| Exercise |
Copy from the first line below down to and including the line with "padding=11, color=col, fontsize=15.5)". Skip the pictures.
═══ Dataset excerpt
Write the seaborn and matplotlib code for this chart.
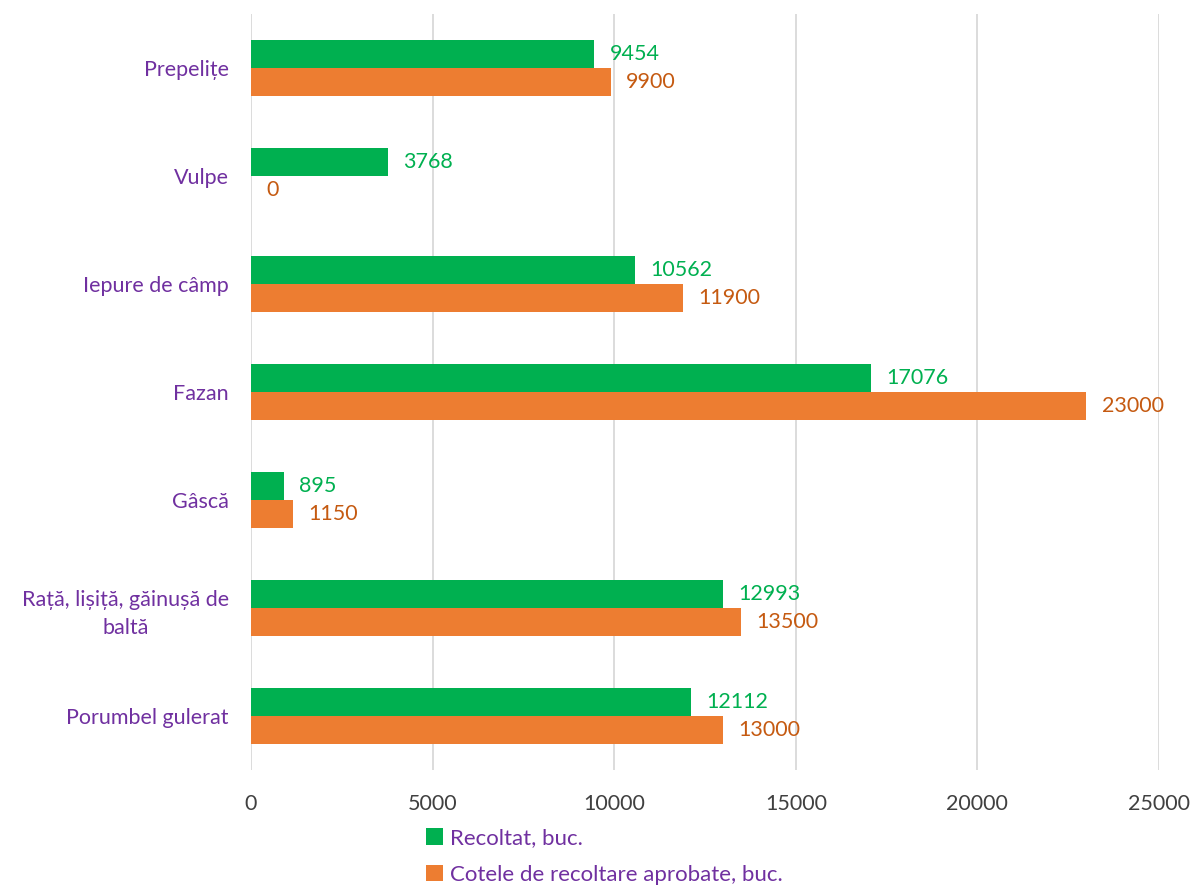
import matplotlib
matplotlib.use("Agg")
import matplotlib.pyplot as plt
import seaborn as sns
import pandas as pd
from matplotlib.patches import Patch

categories = ["Prepelițe", "Vulpe", "Iepure de câmp", "Fazan", "Gâscă",
              "Rață, lișiță, găinușă de\nbaltă", "Porumbel gulerat"]
recoltat = [9454, 3768, 10562, 17076, 895, 12993, 12112]
cote = [9900, 0, 11900, 23000, 1150, 13500, 13000]
series = ["Recoltat, buc.", "Cotele de recoltare aprobate, buc."]
xticks = [0, 5000, 10000, 15000, 20000, 25000]

bar_colors = ["#00B050", "#ED7D31"]
label_colors = ["#00B050", "#C55A11"]
purple = "#7030A0"

sns.set_theme(style="white")
plt.rcParams['font.family'] = ['Lato', 'DejaVu Sans']

df = pd.DataFrame({
    "cat": categories * 2,
    "val": recoltat + cote,
    "series": [series[0]] * len(categories) + [series[1]] * len(categories),
})

fig = plt.figure(figsize=(11.92, 8.86), dpi=100)
ax = fig.add_axes([251/1192, 1-770/886, (1159-251)/1192, (770-14)/886])

sns.barplot(data=df, x="val", y="cat", hue="series", order=categories,
            hue_order=series, palette=bar_colors, orient="h", width=0.52,
            gap=0, saturation=1, ax=ax, legend=False, errorbar=None,
            linewidth=0, edgecolor="none")

for cont, col in zip(ax.containers, label_colors):
    ax.bar_label(cont, labels=[f"{int(v)}" for v in cont.datavalues],
                 padding=11, color=col, fontsize=15.5)

ax.set_xlim(0, 25000)
ax.set_ylim(len(categories) - 0.5, -0.5)
ax.set_xticks(xticks)
ax.set_xticklabels([str(t) for t in xticks], fontsize=15.5, color="#404040")
ax.tick_params(axis="x", length=0, pad=17)
ax.tick_params(axis="y", length=0, pad=16)
for lab in ax.get_yticklabels():
    lab.set_color(purple)
    lab.set_fontsize(15.5)
    lab.set_multialignment("center")
    lab.set_linespacing(1.5)
ax.set_xlabel("")
ax.set_ylabel("")
ax.grid(axis="x", color="#D9D9D9", linewidth=1.3)
ax.set_axisbelow(True)
for s in ax.spines.values():
    s.set_visible(False)

handles = [Patch(facecolor=c, edgecolor="none") for c in bar_colors]
leg = fig.legend(handles, series, loc="upper left",
                 bbox_to_anchor=(426/1192, 1-828/886), ncol=1, frameon=False,
                 fontsize=16, handlelength=0.78, handleheight=0.78,
                 handletextpad=0.3, labelspacing=0.75,
                 borderpad=0, borderaxespad=0)
for t in leg.get_texts():
    t.set_color(purple)

fig.savefig("out.png", dpi=100)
══════
| Reply |
Write the seaborn and matplotlib code for this chart.
import matplotlib
matplotlib.use("Agg")
import matplotlib.pyplot as plt
import seaborn as sns
import pandas as pd
from matplotlib.patches import Patch

categories = ["Prepelițe", "Vulpe", "Iepure de câmp", "Fazan", "Gâscă",
              "Rață, lișiță, găinușă de\nbaltă", "Porumbel gulerat"]
recoltat = [9454, 3768, 10562, 17076, 895, 12993, 12112]
cote = [9900, 0, 11900, 23000, 1150, 13500, 13000]
series = ["Recoltat, buc.", "Cotele de recoltare aprobate, buc."]
xticks = [0, 5000, 10000, 15000, 20000, 25000]

bar_colors = ["#00B050", "#ED7D31"]
label_colors = ["#00B050", "#C55A11"]
purple = "#7030A0"

sns.set_theme(style="white")
plt.rcParams['font.family'] = ['Lato', 'DejaVu Sans']

df = pd.DataFrame({
    "cat": categories * 2,
    "val": recoltat + cote,
    "series": [series[0]] * len(categories) + [series[1]] * len(categories),
})

fig = plt.figure(figsize=(11.92, 8.86), dpi=100)
ax = fig.add_axes([251/1192, 1-770/886, (1159-251)/1192, (770-14)/886])

sns.barplot(data=df, x="val", y="cat", hue="series", order=categories,
            hue_order=series, palette=bar_colors, orient="h", width=0.52,
            gap=0, saturation=1, ax=ax, legend=False, errorbar=None,
            linewidth=0, edgecolor="none")

for cont, col in zip(ax.containers, label_colors):
    ax.bar_label(cont, labels=[f"{int(v)}" for v in cont.datavalues],
                 padding=11, color=col, fontsize=15.5)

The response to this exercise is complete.